A future with super capacitors used instead of a fuel cell may just be right around the corner. Graduate student Andrew Westover and Assistant Professor of Mechanical Engineering Cary Pint have discovered in Vanderbilt Universities Nanomaterials and Energy Devices Laboratory a “devices [that] demonstrate[s] – for the first time as far as we can tell – that it is possible to create materials that can store and discharge significant amounts of electricity while they are subject to realistic static loads and dynamic forces, such as vibrations or impacts,” said Pint. “Andrew has managed to make our dream of structural energy storage materials into a reality.”
“In an unpackaged, structurally integrated state our supercapacitor can store more energy and operate at higher voltages than a packaged, off-the-shelf commercial supercapacitor, even under intense dynamic and static forces,” Pint said
What does this mean? Basically this means that the chassis of a car, the frame of a laptop, or a fridge can all potentially be built with this technology in mind, essentially eliminating the necessity for the weighty fuel cell battery.

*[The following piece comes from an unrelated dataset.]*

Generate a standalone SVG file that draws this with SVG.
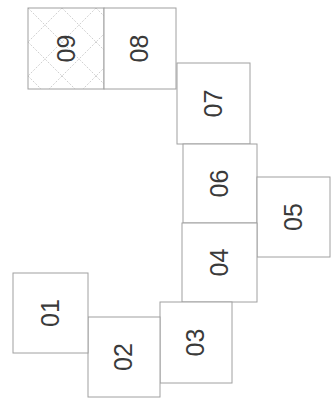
<svg xmlns="http://www.w3.org/2000/svg" width="336" height="406" viewBox="0 0 336 406">
  <style>
    .box { fill: #ffffff; stroke: #a0a0a0; stroke-width: 1; }
    .lbl { font-family: "Liberation Sans", Arial, sans-serif; font-size: 25px; fill: #3a3a3a; text-anchor: middle; dominant-baseline: central; }
  </style>
  <defs>
    <pattern id="hatch" patternUnits="userSpaceOnUse" width="34" height="34" x="28" y="8">
      <rect width="34" height="34" fill="#ffffff"/>
      <path d="M0,0 L34,34 M34,0 L0,34" stroke="#c4c4c4" stroke-width="0.8" stroke-dasharray="2,1.5"/>
    </pattern>
  </defs>
  <rect width="336" height="406" fill="#ffffff"/>
  <g id="connectors"></g>
  <g id="n09">
    <rect x="28" y="8" width="76" height="81" fill="url(#hatch)" stroke="#a0a0a0" stroke-width="1"/>
    <text class="lbl" transform="translate(66,48.5) rotate(-90)">09</text>
  </g>
  <g id="n08">
    <rect class="box" x="104" y="8" width="72" height="81"/>
    <text class="lbl" transform="translate(139,48.5) rotate(-90)">08</text>
  </g>
  <g id="n07">
    <rect class="box" x="177" y="63" width="73" height="81"/>
    <text class="lbl" transform="translate(212.5,103.5) rotate(-90)">07</text>
  </g>
  <g id="n06">
    <rect class="box" x="183" y="144" width="74" height="79"/>
    <text class="lbl" transform="translate(219,183.5) rotate(-90)">06</text>
  </g>
  <g id="n05">
    <rect class="box" x="257" y="177" width="73" height="80"/>
    <text class="lbl" transform="translate(292.5,217) rotate(-90)">05</text>
  </g>
  <g id="n04">
    <rect class="box" x="182" y="223" width="75" height="79"/>
    <text class="lbl" transform="translate(218.5,262.5) rotate(-90)">04</text>
  </g>
  <g id="n03">
    <rect class="box" x="160" y="302" width="72" height="81"/>
    <text class="lbl" transform="translate(195,342.5) rotate(-90)">03</text>
  </g>
  <g id="n02">
    <rect class="box" x="88" y="317" width="72" height="80"/>
    <text class="lbl" transform="translate(123,357) rotate(-90)">02</text>
  </g>
  <g id="n01">
    <rect class="box" x="13" y="273" width="75" height="80"/>
    <text class="lbl" transform="translate(49.5,313) rotate(-90)">01</text>
  </g>
</svg>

“The new device that Pint and Westover has developed is a supercapacitor that stores electricity by assembling electrically charged ions on the surface of a porous material, instead of storing it in chemical reactions the way batteries do. As a result, supercaps can charge and discharge in minutes, instead of hours, and operate for millions of cycles, instead of thousands of cycles like batteries.” ~Nanowerk
Because of the Supercapacitors energy discharge rate, it has been common to find supercapacitors that weight as much or more than Lithium-Ion batteries. However, this new technology promises batteries that have multiple functions. They can act as the necessary frame of a device, as well as store energy. Another benefit of a battery that can withstand the stresses and shocks that a frame would experience is that this also directly translates into the endurance of the cell, effectively increasing the recharge-cycle lifespan from 500~1000 recharges we see in fuel cell batteries to over a million. It wouldn’t be practical if we had to replace a car frame every 3 years because the battery ran out!